Why we shouldn’t be afraid to be embarrassed all the way to the bank.

(page 1 of 2)

From the pages of In Business magazine.

This column was written at Austin Bergstrom International Airport. I flew to Austin for a business meeting and then attended a popular monthly event Texans call the “Internet Marketing Party.” Some of the best web marketers in the world gathered here to network and hear presentations from industry leaders. It was incredible to hear some of the conversations between attendees about the millions of dollars they have made — in the past month! There were many valuable takeaways, but I wanted to share with you some of the top insights gathered from these industry game change.

  1. First, you need a topnotch mentor. Each speaker talked about the importance of having successful people invested in their success. I have written about “standing on the shoulders of giants,” which means finding people who are the most successful at whatever you want to do, finding a way to add value for them, and then asking for their assistance. The best investment you can make is in yourself. A lot of people tell me they would hire a coach or someone who could help them reach their goals faster but they don’t have the money. That is backward thinking. There is real value in finding the right mentor(s) because it’s an investment that continually pays dividends.
  2. Second, in addition to finding at least one strong mentor, spend time with other people who have reached high levels of success. There is an applicable Jim Rohn quote: “You are the average of the five people you spend the most time with.” Evaluate your network, especially those you spend the most time with. Are they pulling you up to higher levels of success or are they dragging you down?

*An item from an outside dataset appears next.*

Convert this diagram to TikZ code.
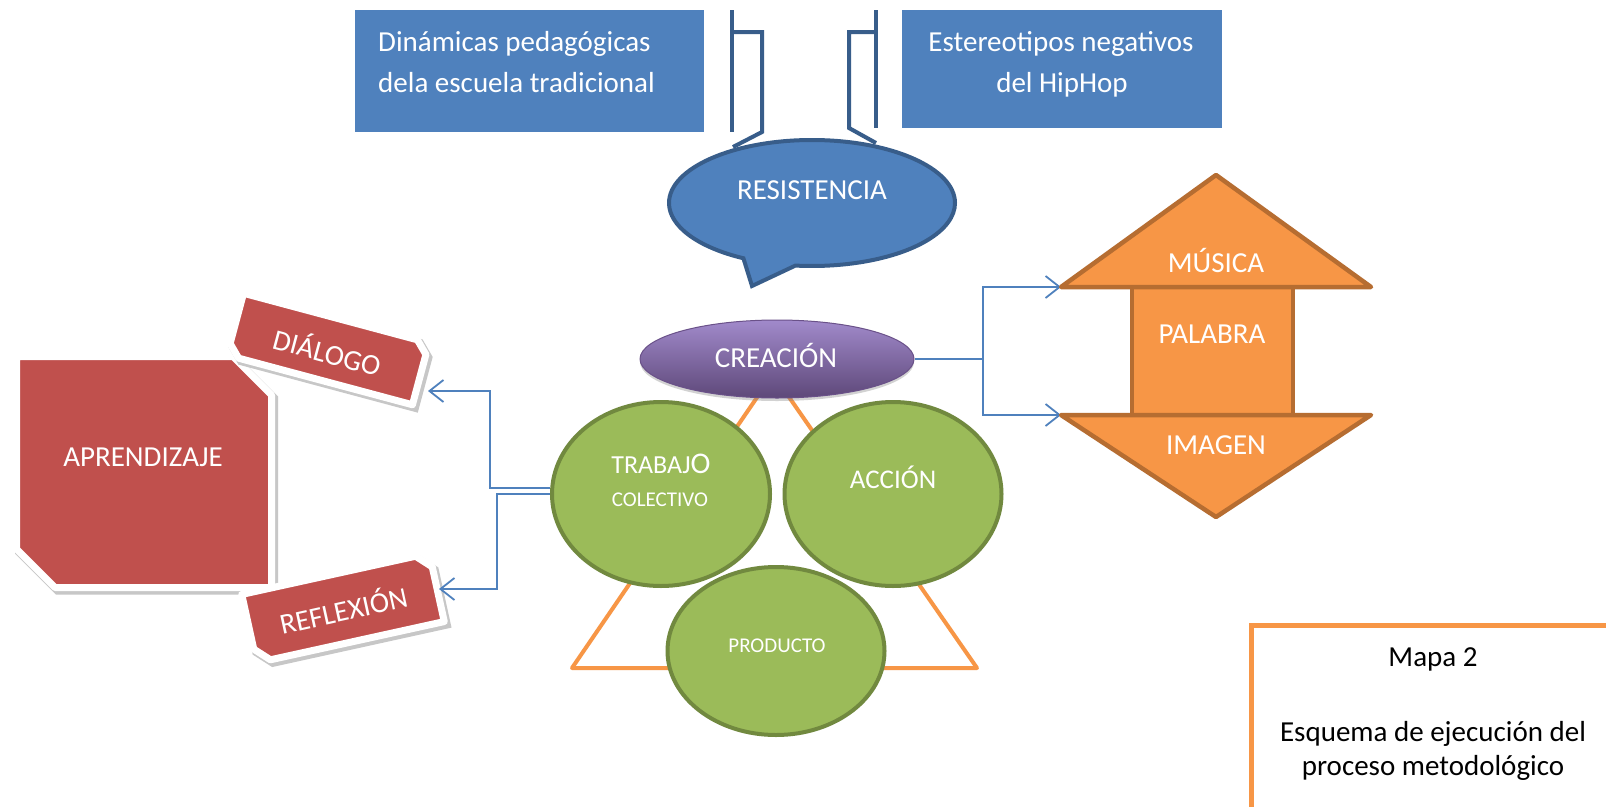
\documentclass[tikz,border=0pt]{standalone}
\usepackage{fontspec}
\setmainfont{Carlito}
\usetikzlibrary{shapes.geometric,shapes.callouts,shadows,arrows.meta}
\definecolor{boxblue}{HTML}{4F81BD}
\definecolor{darkblue}{HTML}{385D8A}
\definecolor{redfill}{HTML}{C0504D}
\definecolor{greenfill}{HTML}{9BBB59}
\definecolor{greendraw}{HTML}{71893F}
\definecolor{orangefill}{HTML}{F79646}
\definecolor{orangedraw}{HTML}{B66D31}
\definecolor{purpletop}{HTML}{A18ACB}
\definecolor{purplemid}{HTML}{7E62A8}
\definecolor{purplebot}{HTML}{5E4879}
\definecolor{purpledraw}{HTML}{6A5189}
\begin{document}
\begin{tikzpicture}[x=1pt,y=-1pt,
  lbl/.style={text=white,inner sep=0,font=\fontsize{29}{35}\selectfont,anchor=base},
  lblmid/.style={lbl,font=\fontsize{27}{32}\selectfont},
  lblsmall/.style={lbl,font=\fontsize{21}{26}\selectfont},
  blacklbl/.style={lbl,text=black},
  bluebox/.style={fill=boxblue,draw=none,inner sep=0,anchor=north west},
  bracket/.style={draw=darkblue,line width=4pt},
  greenell/.style={ellipse,fill=greenfill,draw=greendraw,line width=4pt,inner sep=0},
  tagshape/.style={fill=redfill,draw=white,line width=7pt,line join=round,
    preaction={fill=black!22,draw=black!22,line width=8pt,transform canvas={shift={(2.5pt,-3pt)}}}},
  orangeshape/.style={fill=orangefill,draw=orangedraw,line width=4.5pt,line join=round},
  conn/.style={draw=boxblue,line width=1.8pt},
  arrowtip/.style={-{Straight Barb[length=14pt,width=22pt,line width=1.8pt]}}
]
\useasboundingbox (0,0) rectangle (1606,806);
\fill[white] (0,0) rectangle (1606,806);

% top blue boxes
\node[bluebox,minimum width=349,minimum height=122] (bA) at (355,10) {};
\node[bluebox,minimum width=320,minimum height=118] (bB) at (902,10) {};
\node[lbl,anchor=base west] (tA1) at (378,51) {Dinámicas pedagógicas};
\node[lbl,anchor=base west] (tA2) at (378,92) {dela escuela tradicional};
\node[lbl] (tB1) at (1061,51) {Estereotipos negativos};
\node[lbl] (tB2) at (1062,92) {del HipHop};

% brackets
\draw[bracket] (732,10) -- (732,132);
\draw[bracket,line join=miter] (732,32) -- (762,32) -- (762,132) -- (733,147);
\draw[bracket] (876,10) -- (876,128);
\draw[bracket,line join=miter] (876,32) -- (849,32) -- (849,128) -- (876,143);

% RESISTENCIA
\node[ellipse callout,fill=boxblue,draw=darkblue,line width=4pt,minimum width=286,minimum height=126,
  inner sep=0,callout absolute pointer={(752,286)},callout pointer arc=22] (res) at (812,203) {};
\node[lbl] (resT) at (812,199) {RESISTENCIA};

% orange triangle
\draw[draw=orangefill,line width=4pt,line join=round] (773,374) -- (977,668) -- (572,668) -- cycle;

% green ellipses
\node[greenell,minimum width=218,minimum height=184] (trab) at (661,494) {};
\node[greenell,minimum width=217,minimum height=184] (acc) at (893,494) {};
\node[greenell,minimum width=217,minimum height=168] (prod) at (776,651) {};
\node[lbl,font=\fontsize{26}{31}\selectfont] (trabT) at (661,473) {TRABAJ{\fontsize{30}{36}\selectfont O}};
\node[lblsmall] (colT) at (660,506) {COLECTIVO};
\node[lblmid] (accT) at (893,488) {ACCIÓN};
\node[lblsmall] (prodT) at (777,652) {PRODUCTO};

% CREACION
\node[ellipse,minimum width=274,minimum height=78,inner sep=0,draw=purpledraw,line width=1pt,
  top color=purpletop,middle color=purplemid,bottom color=purplebot,
  drop shadow={shadow xshift=0pt,shadow yshift=-3pt,opacity=.35}] (crea) at (777,359) {};
\node[lbl] (creaT) at (776,367) {CREACIÓN};

% connectors to the double arrow
\coordinate (split) at (983,359);
\coordinate (musL) at (1061,287);
\coordinate (imgL) at (1061,415);
\draw[conn] (crea.east) -- (split);
\draw[conn,arrowtip] (split) |- (musL);
\draw[conn,arrowtip] (split) |- (imgL);

% orange double arrow
\filldraw[orangeshape] (1132,287) rectangle (1293,415);
\filldraw[orangeshape] (1216,175) -- (1371,287) -- (1061,287) -- cycle;
\filldraw[orangeshape] (1061,415) -- (1371,415) -- (1216,517) -- cycle;
\node[lbl] (musT) at (1216,272) {MÚSICA};
\node[lbl] (palT) at (1212,343) {PALABRA};
\node[lbl] (imgT) at (1216,454) {IMAGEN};

% APRENDIZAJE
\path[tagshape] (16.5,356.5) -- (233,356.5) -- (271.5,395) -- (271.5,587.5) -- (55,587.5) -- (16.5,549) -- cycle;
\node[lbl] (aprT) at (143,466) {APRENDIZAJE};

% DIALOGO
\begin{scope}[shift={(328,349)},rotate=-15]
  \path[tagshape] (-96,-32) -- (84,-32) -- (96,-20) -- (96,32) -- (-84,32) -- (-96,20) -- cycle;
  \node[lbl,rotate=-15] (dia) at (0,14) {DIÁLOGO};
\end{scope}

% REFLEXION
\begin{scope}[shift={(343,608)},rotate=12.4]
  \path[tagshape] (-96,-35) -- (82,-35) -- (96,-21) -- (96,35) -- (-82,35) -- (-96,21) -- cycle;
  \node[lbl,rotate=12.4] (ref) at (0,13) {REFLEXIÓN};
\end{scope}

% left connectors
\coordinate (diaTip) at (428,391);
\coordinate (refTip) at (439,589);
\draw[conn,arrowtip] ([yshift=6pt]trab.west) -- ++(-60,0) |- (diaTip);
\draw[conn,arrowtip] (trab.west) -- ++(-53,0) |- (refTip);

% Mapa 2 frame
\draw[draw=orangefill,line width=5pt] (1612,625) -- (1251,625) -- (1251,812);
\node[blacklbl] (m1) at (1433,666) {Mapa 2};
\node[blacklbl] (m2) at (1433,741) {Esquema de ejecución del};
\node[blacklbl] (m3) at (1433,775) {proceso metodológico};
\end{tikzpicture}
\end{document}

Proactively surround yourself with “people of intention” — those you purposely want to grow with.
  3. Finally, be willing to be embarrassed. My favorite speaker of the night was marketing guru Ron Lynch, who helped build the successful GoPro brand. He got on stage and asked, “Who here wants to be embarrassed? Raise your hand.” Not surprisingly, only a handful of people in the packed room raised their hands.

One woman who did was invited to join Lynch on stage, and when she got there he pulled out his wallet, handed her a crisp $100 bill, and said, “One of the most important lessons I have ever learned is that you need to be willing to be embarrassed, to fail, and I mean fail big. The biggest and best opportunities have the biggest risk, but they also have the biggest reward.”